As a Head Librarian, Sarah works on Indigenous initiatives in the Library, campus-wide, and beyond the university. To build community capacity Sarah helped develop, and now chairs, the Indigitization Steering Committee which focuses on the digitization and preservation of community cultural heritage. Recruitment and support for Indigenous graduate students in their journeys to becoming information professionals is another priority for Sarah: she previously served as the UBC iSchool’s First Nations Curriculum Concentration Coordinator and adjunct instructor. She is currently the Council of Prairie and Pacific University Libraries’ (COPPUL) Chair of the Indigenous Knowledge Standing Committee and is proud to have recently been awarded its Outstanding Contribution Award.
Anne Carr-Wiggin coordinates Indigenous Initiatives at the University of Alberta Library, including the First Nations Information Connection (a collaboration with First Nations college libraries), the Indigenous Internship, and the NEOS Decolonizing Description project. Her work with the Canadian Federation of Library Associations Indigenous Matters Committee includes contributions to the CFLA Truth and Reconciliation Report. Her interests include the decolonization of libraries and the role of cultural learning in staff training. She is of Scottish and English heritage, and since moving to Canada as an adult has been grateful to learn from Indigenous colleagues and friends.
Lisa O’Hara (she/her/hers) is of mixed Métis and European heritage and is vice-provost (libraries) and university librarian at the University of Manitoba. Her current research focus is on service support for Indigenous research and scholarship and on ways to transform libraries with an emphasis on technology. During her tenure as a university librarian, she has supported an Indigenous Cultural Competency Training program for all UML staff and the launch of an Indigenous Library Internship program.
Michael Shires is a white settler whose paternal great-grandparents of Austrian, Irish, and English descent settled in Treaty 6 near Edmonton (ᐊᒥᐢᑿᒌᐚᐢᑲᐦᐃᑲᐣ or Amiskwacîwâskahikan) in the early 20th century.

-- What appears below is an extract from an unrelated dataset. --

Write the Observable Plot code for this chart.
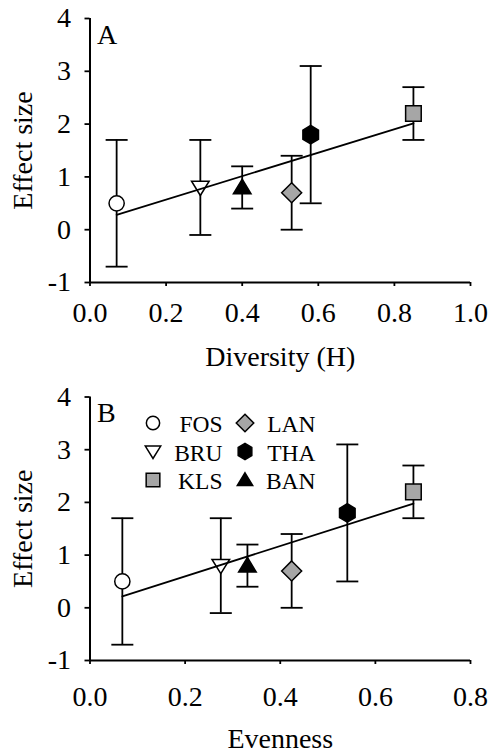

He believes there is an urgent need for settlers to recognize their relationships with and obligations to Indigenous peoples, better understand the history of these lands, and why they’re an important part of everyone’s future. A path to restorative justice includes self-education and learning about the true spirit and intent of the Treaty based on Indigenous ways of knowing. Michael works in Treaty 4 at the Univ. of Regina Dr. John Archer Library.

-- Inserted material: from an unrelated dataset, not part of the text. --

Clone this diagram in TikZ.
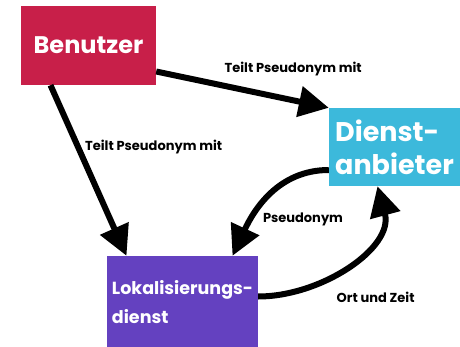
\documentclass[tikz,border=0pt]{standalone}
\usepackage{fontspec}
\setmainfont{Poppins}
\usepackage{tikz}
\usetikzlibrary{arrows.meta,positioning,calc}
\definecolor{crimson}{HTML}{C81F49}
\definecolor{skyblue}{HTML}{3CB9DB}
\definecolor{violet}{HTML}{6441C0}

\begin{document}
\begin{tikzpicture}[
  x=1pt,y=-1pt,
  every node/.style={align=left},
  role/.style={inner sep=0pt,text=white,font=\bfseries},
  lbl/.style={font=\bfseries\fontsize{13}{15}\selectfont,text=black},
  arr/.style={-{Triangle[length=30pt,width=30pt]},line width=6pt,color=black}
]
\useasboundingbox (0,0) rectangle (460,347);
\node[role,fill=crimson,minimum width=135,minimum height=79,font=\bfseries\fontsize{24}{28}\selectfont] (user) at (88.5,45.5) {Benutzer};
\node[role,fill=skyblue,minimum width=131,minimum height=78,font=\bfseries\fontsize{27}{33}\selectfont] (provider) at (394.5,147) {Dienst-\\anbieter};
\node[role,fill=violet,minimum width=151,minimum height=91,text depth=-4pt,font=\bfseries\fontsize{17.5}{29}\selectfont] (locator) at (182.5,301.5) {Lokalisierungs-\\dienst};
\draw[arr] ([yshift=-26pt]user.east) -- node[lbl,pos=0.36,anchor=south west,yshift=2pt]{Teilt Pseudonym mit} (provider.north west);
\draw[arr] ([xshift=-38pt]user.south) -- node[lbl,pos=0.36,right=1pt]{Teilt Pseudonym mit} ([xshift=-56pt]locator.north);
\draw[arr] ([yshift=-23pt]provider.west) to[out=180,in=65] node[lbl,pos=0.72,right=5pt]{Pseudonym} ([xshift=50pt]locator.north);
\draw[arr] ([yshift=5pt]locator.east) to[out=0,in=-75] node[lbl,pos=0.45,anchor=north west,xshift=-10pt,yshift=-16pt]{Ort und Zeit} ([xshift=-17pt]provider.south);
\end{tikzpicture}
\end{document}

Lindsey Whitson (MA, MLIS) is a settler librarian gratefully residing in ᐊᒥᐢᑿᒌᐚᐢᑲᐦᐃᑲᐣ amiskwacîwâskahikan Edmonton in Treaty 6 Territory and the Métis Homeland. Her ancestors made their way to Canada from England, Scotland, and various central and eastern European countries. Since 2015, Lindsey has had the privilege to be kihêw waciston Indigenous Centre's librarian at MacEwan University. She thanks her many teachers across these years. With honesty, patience, and laughter, they have helped her learn in good ways from the First Peoples of these lands. In kind, Lindsey prioritizes being present, listening, growing relationships and community, and following through with intentional, collaborative, and accountable actions and initiatives across MacEwan and beyond.
Ashley Edwards has Métis, Dutch, and Scottish heritage, and is a citizen of Métis Nation British Columbia. She was raised on Stó:lō land, in the Fraser Valley, BC, and currently lives on the shared lands of the Tsleil-Waututh, Qayqayt, Stz’uminus, Musqueam, and Kwikwetlam First Nations, colonially known as Burnaby, BC. Ashley is the Indigenous Initiatives and Instruction librarian with Simon Fraser University Library, where she works on bringing orality into library collections, and supporting faculty with decolonizing pedagogy initiatives.
Rachel Chong (she/her) is of mixed descent and a member of the Métis Nation British Columbia. She was raised on Coast Salish lands and currently lives and works on the traditional territories of the xwməθkwəyə̓ m (Musqueam), qi̓ cə̓ y̓ (Katzie), SEMYOME (Semiahmoo), scə̓ waθən (Tsawwassen), qiqéyt (Qayqayt), Kwikwetlem, and qw̓ ɑ:nƛ̓ ə̓ n̓ (Kwantlen) First Nations. Rachel acts as the Indigenous Engagement and Subject Liaison Librarian at Kwantlen Polytechnic University (KPU). During her time at KPU, she created the Indigenous Information Literacy OER to support respectful engagement with Indigenous sources and developed the χʷəχʷéy̓əm Indigenous Collection which features Indigenous voices.
Kaia McLeod, a member of the James Smith Cree Nation, is the Indigenous Cataloguing Librarian for the University of Calgary. She received her MLIS from the University of Alberta, as well as a BA majoring in Film Studies.